Kabir Mohabbat was an Afghan-American businessman born in Kabul, Afghanistan. He got his education from St. Louis, Missouri, and then moved to Houston, Texas, where he resided until his death.

Biography

Early life and education
He was born in Kabul on 10th October 1956, to a prominent and politically active Afghan family. After graduating from high school in Afghanistan, his family sent him to the United States to improve his skills in English and to get a university degree.

Afghan War
In 1979, within days of receiving a B.A. in political science from Southeast Missouri State University, the Soviet Army invaded Afghanistan. He immediately volunteered to fight and returned to Afghanistan. During the war, he had extensive involvement with various Afghan Mujahideen groups and supporting governments in their struggle with the Soviets. After the bombing of the USS Cole, he was asked by the U.S. to assist them in operations against the Taliban and Osama bin Laden.

Envoy
Mohabbat acted as a temporary envoy of the United States to the Taliban in the negotiations for the delivery of Osama bin Laden.  It was his responsibility to facilitate talks and act as an intermediary between the two governments. He succeeded in the negotiations. Toward the end of February 2001, the Taliban curbed any and all activities with bin Laden, they stripped him of his communications equipment, and limited his contacts to those of his "immediate refugee life" in Afghanistan. When the Taliban placed bin Laden and some of his men under house arrest near Kandahar, the U.S. was granted permission to arrest, capture or kill the Saudi on Afghan soil. The Afghan Government's representative even suggested that the U.S. hit bin Laden and his men with Cruise Missiles since the U.S. had fired them at Afghanistan once before.

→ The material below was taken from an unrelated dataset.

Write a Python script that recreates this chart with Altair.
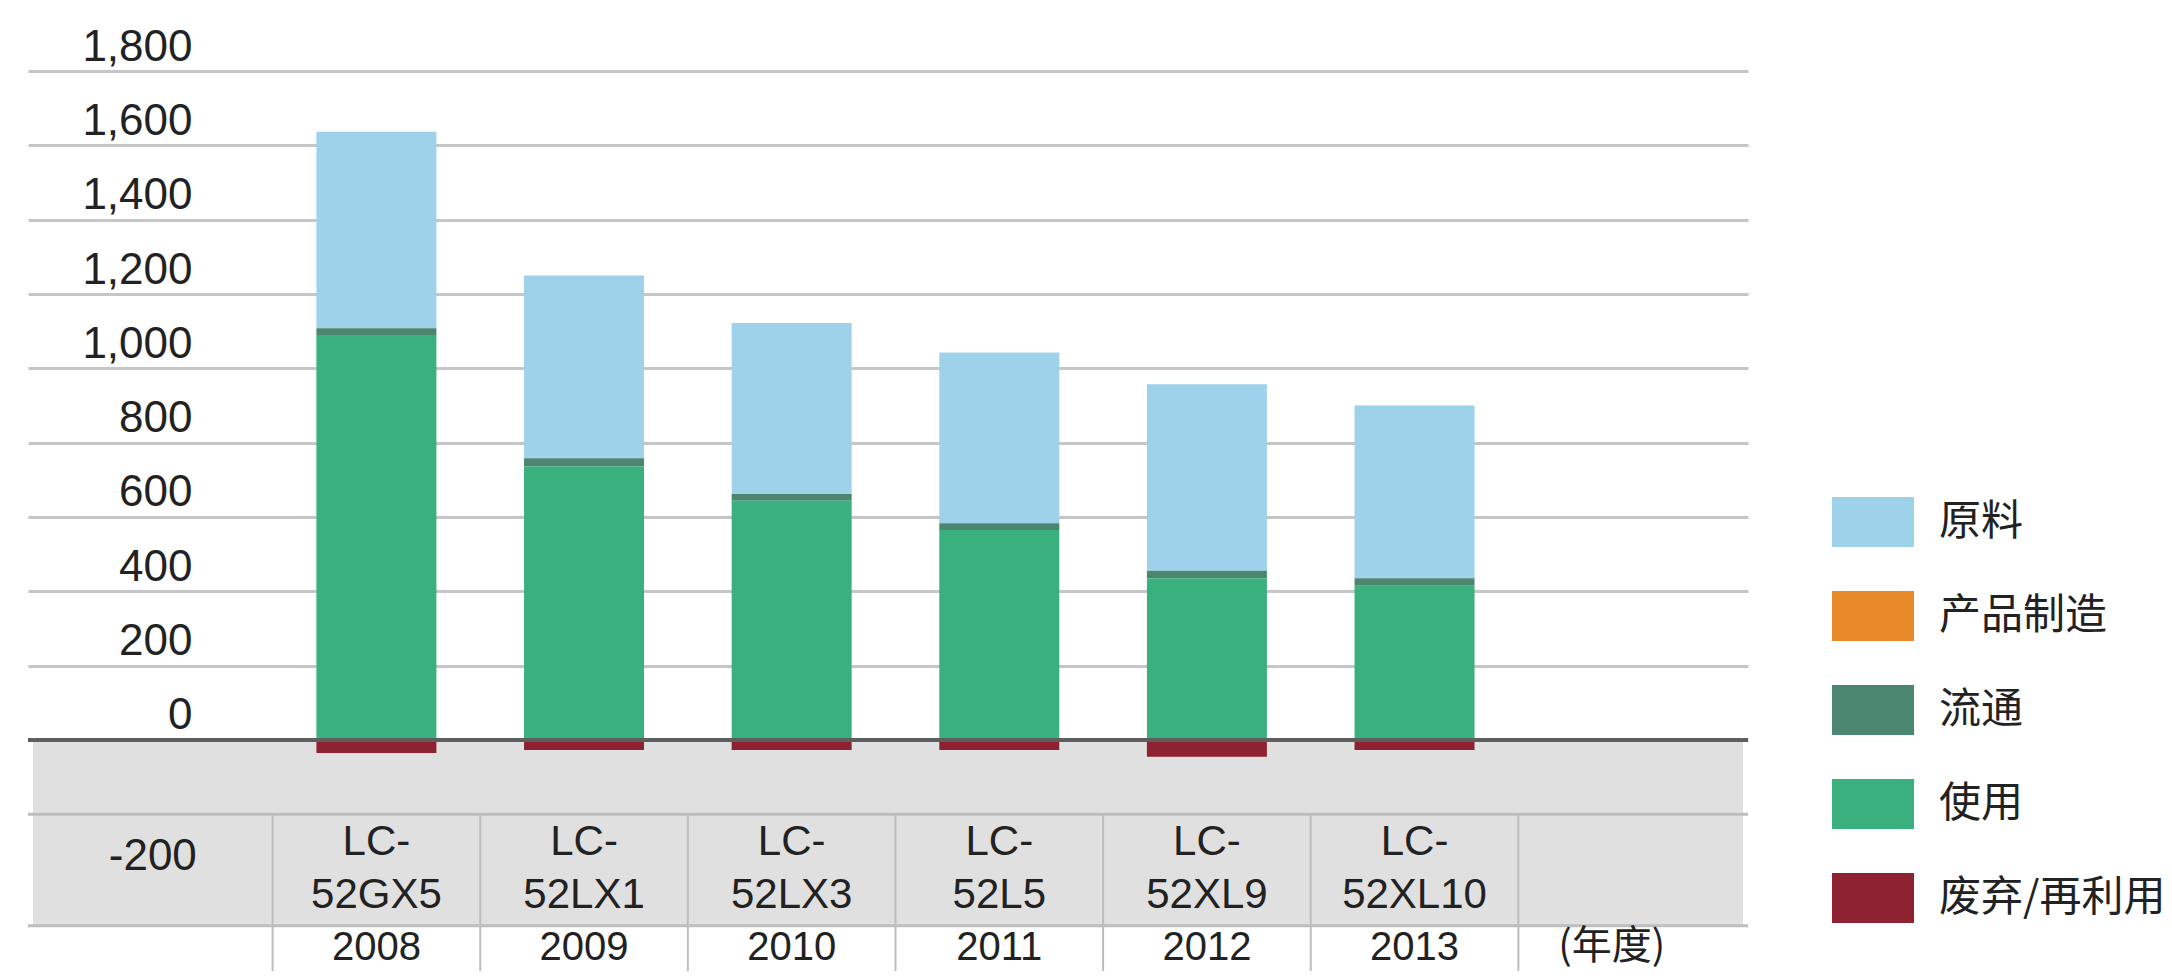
import altair as alt
import pandas as pd

# ---------------- data ----------------
years = [2008, 2009, 2010, 2011, 2012, 2013]
model_prefix = "LC-"
models = ["52GX5", "52LX1", "52LX3", "52L5", "52XL9", "52XL10"]
stages = ["原料", "产品制造", "流通", "使用", "废弃/再利用"]
stage_colors = ["#9DD2EA", "#E8892A", "#4B8670", "#3BB07F", "#8E2230"]

raw_material = [529, 492, 460, 460, 502, 465]
manufacturing = [0, 0, 0, 0, 0, 0]
distribution = [18, 22, 18, 18, 20, 20]
use_phase = [1090, 736, 644, 565, 435, 415]
disposal = [-35, -27, -27, -27, -45, -27]

y_ticks = [0, 200, 400, 600, 800, 1000, 1200, 1400, 1600, 1800]
table_label_value = -200        # axis value of the table row line
table_band_bottom = -500        # bottom of grey band
unit_label = "(年度)"

# scale domains
x_domain = [2006.346, 2014.582]
y_domain = [-622, 1970]

# ---------------- tables ----------------
series = {
    "原料": raw_material,
    "产品制造": manufacturing,
    "流通": distribution,
    "使用": use_phase,
    "废弃/再利用": disposal,
}
stack_order = {"使用": 0, "流通": 1, "产品制造": 2, "原料": 3, "废弃/再利用": 4}
rows = []
for s, vals in series.items():
    for y, v in zip(years, vals):
        rows.append({"year": y, "stage": s, "value": v, "ord": stack_order[s]})
df = pd.DataFrame(rows)

xscale = alt.Scale(domain=x_domain, nice=False, zero=False)
yscale = alt.Scale(domain=y_domain, nice=False, zero=False)
yaxis = alt.Axis(values=y_ticks, format=",d", grid=True, gridColor="#C6C6C6",
                 gridWidth=3, domain=False, ticks=False, labelPadding=-164,
                 labelOffset=-24, labelFont="Liberation Sans", labelFontSize=44,
                 labelColor="#222222", labelAlign="right", labelBaseline="middle",
                 title=None)

def X(field, **kw):
    return alt.X(field, scale=xscale, axis=None, **kw)

def Y(field, **kw):
    return alt.Y(field, scale=yscale, axis=yaxis, **kw)

band_df = pd.DataFrame([{"x": x_domain[0], "x2": x_domain[1],
                         "y": 0, "y2": table_band_bottom}])
band = alt.Chart(band_df).mark_rect(color="#E0E0E0").encode(
    x=X("x:Q"), x2="x2:Q", y=Y("y:Q"), y2="y2:Q")

div_x = [y - 0.5 for y in years] + [years[-1] + 0.5]
div_df = pd.DataFrame({"x": div_x, "y": table_label_value, "y2": y_domain[0]})
dividers = alt.Chart(div_df).mark_rule(color="#BDBDBD", strokeWidth=2).encode(
    x=X("x:Q"), y=Y("y:Q"), y2="y2:Q")

hl_df = pd.DataFrame({"v": [table_label_value, table_band_bottom]})
hlines = alt.Chart(hl_df).mark_rule(color="#BEBEBE", strokeWidth=3).encode(
    y=Y("v:Q"))

legend = alt.Legend(orient="none", legendX=1804, legendY=473, title=None,
                    symbolType="M-1,-0.61H1V0.61H-1Z", symbolSize=6724,
                    symbolStrokeWidth=0, symbolOpacity=1,
                    labelFont="Noto Sans CJK SC", labelFontSize=42,
                    labelColor="#222222", labelOffset=25, rowPadding=27,
                    labelLimit=500)

bars = alt.Chart(df).mark_bar(size=120).encode(
    x=X("year:Q"),
    y=Y("value:Q", stack="zero"),
    color=alt.Color("stage:N", scale=alt.Scale(domain=stages, range=stage_colors),
                    legend=legend),
    order=alt.Order("ord:Q"),
)

zero_df = pd.DataFrame({"v": [0]})
zero_rule = alt.Chart(zero_df).mark_rule(color="#5E5E5E", strokeWidth=4).encode(
    y=Y("v:Q"))

tbl = pd.DataFrame({"year": years, "model": models, "prefix": model_prefix,
                    "ylab": [str(y) for y in years],
                    "row": table_label_value, "bot": table_band_bottom})
txt_style = dict(font="Liberation Sans", fontSize=42, color="#222222",
                 align="center", baseline="middle")
prefix_txt = alt.Chart(tbl).mark_text(dy=28, **txt_style).encode(
    x=X("year:Q"), y=Y("row:Q"), text="prefix:N")
model_txt = alt.Chart(tbl).mark_text(dy=81, **txt_style).encode(
    x=X("year:Q"), y=Y("row:Q"), text="model:N")
year_txt = alt.Chart(tbl).mark_text(dy=22, font="Liberation Sans", fontSize=40,
                                    color="#222222", align="center",
                                    baseline="middle").encode(
    x=X("year:Q"), y=Y("bot:Q"), text="ylab:N")

neg_df = pd.DataFrame([{"x": (x_domain[0] + years[0] - 0.5) / 2,
                        "v": table_label_value, "t": f"{table_label_value}"}])
neg_txt = alt.Chart(neg_df).mark_text(dy=43, font="Liberation Sans", fontSize=44,
                                      color="#222222", align="center",
                                      baseline="middle").encode(
    x=X("x:Q"), y=Y("v:Q"), text="t:N")

unit_df = pd.DataFrame([{"x": 2013.95, "v": table_band_bottom, "t": unit_label}])
unit_txt = alt.Chart(unit_df).mark_text(dy=21, font="Noto Sans CJK SC", fontSize=40,
                                        color="#222222", align="center",
                                        baseline="middle").encode(
    x=X("x:Q"), y=Y("v:Q"), text="t:N")

chart = alt.layer(band, dividers, hlines, bars, zero_rule, prefix_txt, model_txt,
                  year_txt, neg_txt, unit_txt).properties(
    width=1720, height=963,
    padding={"left": 20, "top": 0, "right": 416, "bottom": 0},
    autosize=alt.AutoSizeParams(type="none"),
).configure_view(stroke=None)

chart.save("out.html", embed_options={"renderer": "svg", "actions": False})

Although invited, the U.S. did not act. Instead Mohabbat was flown to Afghanistan time after time to apologise for the U.S. Government's inability to act. Toward the end of these missions, he asked U.S. authorities if the problem was the cost of fuel for the Cruise Missiles and he volunteered to pay for it. The last time Mohabbat was sent into Taliban territory at the behest of the U.S. Government was August 2001.

Pakistan
On 9/11 Mohabbat happened to be in Pakistan. He was asked by the U.S. to help negotiate the surrender of Osama bin Laden and the Afghan Government, but the U.S. demanded that bin Laden be turned over within 24 hours. The Afghans argued that it was an impossible task since bin Laden had an army on their soil protecting him. They asked for a week to capture bin Laden and his men, but U.S. negotiators refused.

Several days later, when a representative of the Afghan Government called Mohabbat and surrendered to the U.S., Mohabbat immediately called U.S. authorities and explained that the Taliban had capitulated to all U.S. demands. The response from U.S. authorities: "I will convey your message, but I am afraid that the train has already left the station." To Mohabbat's sorrow, within days Afghanistan was bombed and the war began.

Sometime thereafter, Mohabbat was asked to become President of Afghanistan, but he refused. He replied that, in all conscience, he could not work solely for Afghanistan or the United States. He loved both countries and said, "I would be caught in the middle between two stubborn mules."

Negotiations
A history of Mohabbat's negotiations with the Taliban is documented in his biography, Delivering Osama. Extensive original documents that support Mohabbat's life story are in his book.

Death
Kabir Mohabbat died of a coronary event in Houston in 2007.